High-Performance Dual-Channel Photonic Crystal Terahertz Wave Modulator Based on the Defect Mode Disappearance of a Combined Microcavity

Abstract

With the working frequency of wireless communication systems moving to a higher terahertz (THz) band, the design of high-performance THz wave modulators has become a pivotal issue to be tackled urgently in THz communication. In this paper, we design a high-performance dual-channel photonic crystal modulator to enable ON–OFF regulation of the THz wave based on the defect mode disappearance of combined microcavities.
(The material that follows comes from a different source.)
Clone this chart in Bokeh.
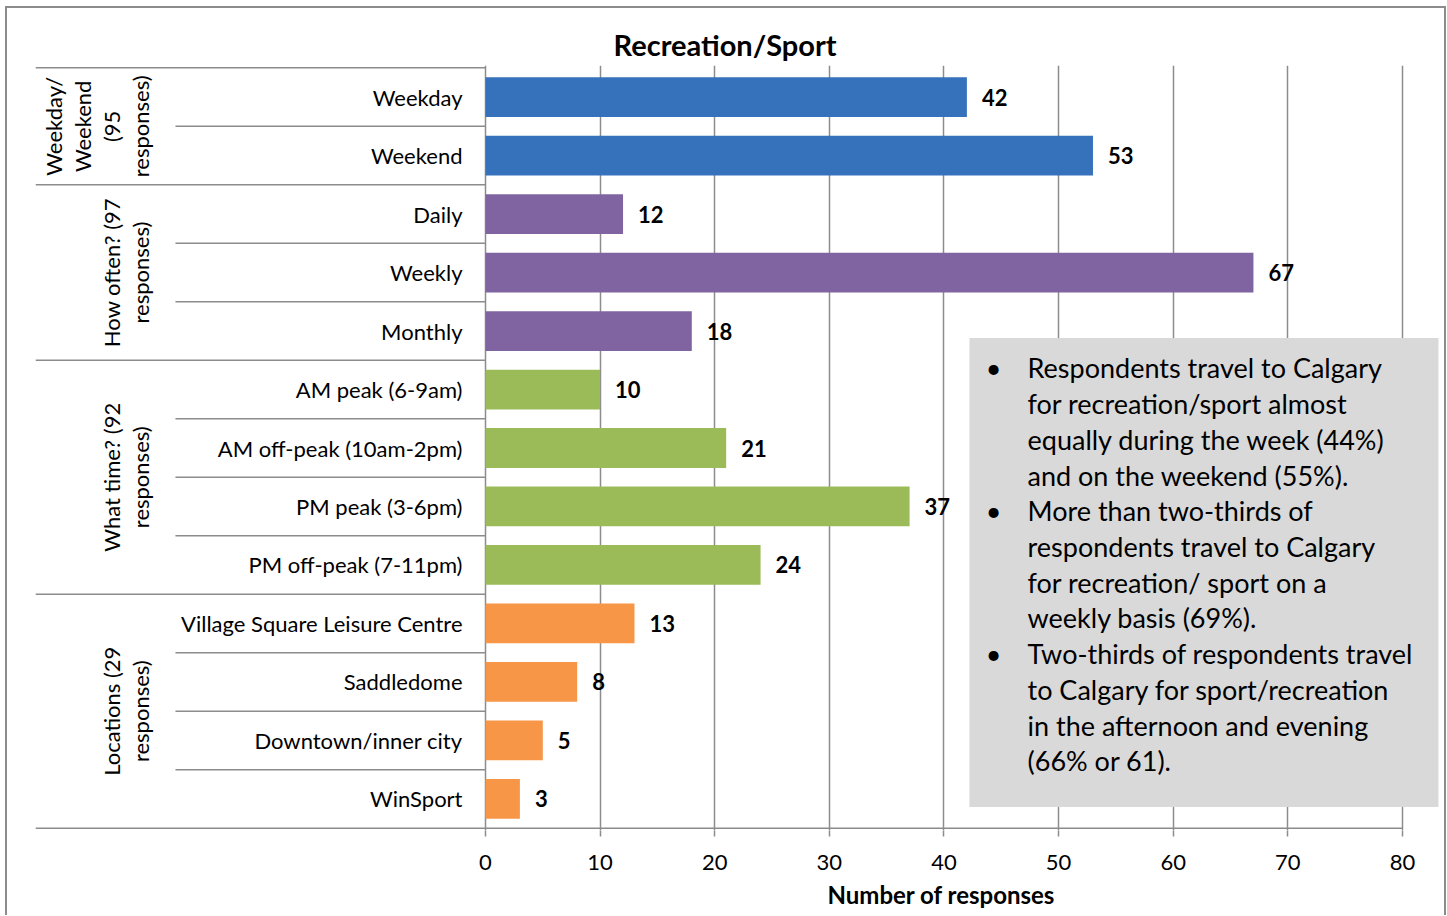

The modulator introduces Y-type line defects into silicon rod photonic crystals as a dual-channel waveguide and the point defects and ring resonator form a combined microcavity. Due to the refractive index of the ring resonator filler, gallium arsenide, it is tunable with pump light excitation, and the defect mode frequency of the combined microcavity can be dynamically changed. Under pump excitation with a wavelength of 810 nm and an intensity of 0.4 μJ/cm2, 1.34 THz and 1.83 THz dual-channel waves can be OFF due to the defect mode disappearance of the combined microcavity. This is simulated by the time-domain steady-state response and steady-state THz wave field intensity distribution of the modulator by the finite-difference time-domain method. The results indicate that the dual-channel modulator has large modulation depths of 100% and 99.7%, high modulation rates of 4.05 GHz and 4.17 GHz, and low insertion losses of 0.31 dB and 0.18 dB, which lays foundation for the development of high-speed and low-loss THz communication technology.